Published online by Cambridge University Press: 16 November 2022
Abstract
In the twenty-first century, terms such as globalization, global, and world function as key words at the cusp of new frontiers in both historical writing and literary criticism. Members of these distinctive disciplines may appear to be long time intimate lovers when seen from pre and early modern time periods, only to divorce with the coming of Anglophone world history in the twenty- first century. Perhaps history and literary criticism are fully divorced, with historians’ focus on primary sources, empiricism, and debates inside historiography distinguishing themselves from literary critics’ focus on close readings of particular texts as well as questions of form, poetics, and manners of reading. In recent years, works such as Martin Puchner's The Written World, Maya Jasanoff's The Dawn Watch, or the three novels that encompass Amitav Ghosh's Ibis Trilogy, rekindle a variant of history and literature's embrace in a global register. The publication and reception of such books provoke reflection on how these disciplines fit together, possibly in a new globally situated relationship. This essay probes recent scholarship concerning reflections on global history and world literature in the wake of these developments.

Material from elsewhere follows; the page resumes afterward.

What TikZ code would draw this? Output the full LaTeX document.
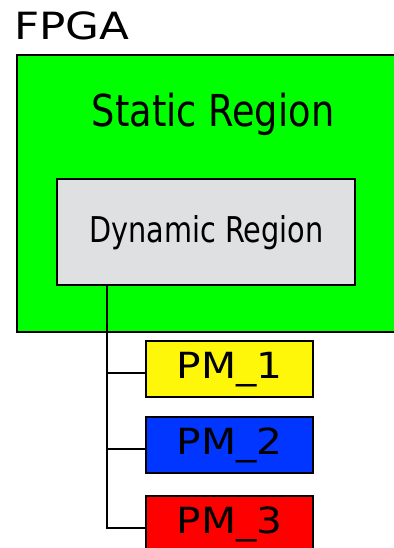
\documentclass[tikz,border=0pt]{standalone}
\usepackage{fontspec}
\setmainfont{DejaVu Sans}
\newfontfamily\statf[FakeStretch=0.835]{DejaVu Sans}
\newfontfamily\dynf[FakeStretch=0.81]{DejaVu Sans}
\newfontfamily\widef[FakeStretch=1.13]{DejaVu Sans}
\newfontfamily\fpgaf[FakeStretch=1.165]{DejaVu Sans}
\definecolor{fpgagreen}{HTML}{00FF00}
\definecolor{dyngray}{HTML}{DFE0E2}
\definecolor{pmyellow}{HTML}{FFF70A}
\definecolor{pmblue}{HTML}{0036FF}
\definecolor{pmred}{HTML}{FF0000}
\tikzset{
  region/.style={draw=black, line width=1.7pt, inner sep=0pt, outer sep=0pt},
  pmbox/.style={region, minimum width=167pt, text height=37.5pt, text depth=18.5pt, font=\widef\fontsize{36}{40}\selectfont},
  link/.style={line width=2pt}
}
\begin{document}
\begin{tikzpicture}[x=1pt,y=-1pt]
\useasboundingbox (0,0) rectangle (393,548);
\fill[white] (0,0) rectangle (393,548);
\node[anchor=base west, inner sep=0pt, font=\fpgaf\fontsize{37.5}{40}\selectfont] (fpga) at (14,40) {FPGA};
\node[region, fill=fpgagreen, anchor=north west, minimum width=390pt, minimum height=277pt] (static) at (17,55) {};
\node[anchor=base, inner sep=0pt, font=\statf\fontsize{44}{46}\selectfont] (stxt) at (213,126.7) {Static Region};
\node[region, fill=dyngray, anchor=north west, minimum width=298pt, minimum height=106pt] (dyn) at (57,179) {};
\node[anchor=base, inner sep=0pt, font=\dynf\fontsize{35.5}{38}\selectfont] (dtxt) at (206.5,242.7) {Dynamic Region};
\node[pmbox, fill=pmyellow, anchor=north west] (pm1) at (146,341) {PM\_1};
\node[pmbox, fill=pmblue, anchor=north west] (pm2) at (146,417) {PM\_2};
\node[pmbox, fill=pmred, anchor=north west] (pm3) at (146,496) {PM\_3};
\coordinate (bus) at (107,0);
\coordinate (t1) at ([yshift=-4pt]pm1.west);
\coordinate (t2) at ([yshift=-4pt]pm2.west);
\coordinate (t3) at ([yshift=-4pt]pm3.west);
\draw[link] (dyn.south -| bus) -- (bus |- t3) -- (t3);
\draw[link] (bus |- t1) -- (t1);
\draw[link] (bus |- t2) -- (t2);
\end{tikzpicture}
\end{document}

Keywords: World history; world literature; global history; planetary history; worldmaking, globalization
In the twenty-first century, terms such as globalization, global, and world function as key words at the cusp of new frontiers in both historical writing and literary criticism. Members of these distinctive disciplines may appear to be long time intimate lovers when seen from pre and early modern time periods, only to divorce with the coming of Anglophone world history in the twenty-first century. Perhaps history and literary criticism are fully divorced, with historians’ focus on primary sources, empiricism, and debates inside historiography distinguishing themselves from literary critics’ focus on close readings of particular texts as well as questions of form, poetics, and manners of reading. One may witness this divide in the exchange in History and Theory between historian Dirk Moses and the now departed Hayden White on the status of history amongst other forms of representing the past. White perceives the very nature of history as a scientific genre of truth-telling, whereas Moses vigorously defends the various methods of specialized historical research, signifying the distance between literary critics and historians in our contemporary age.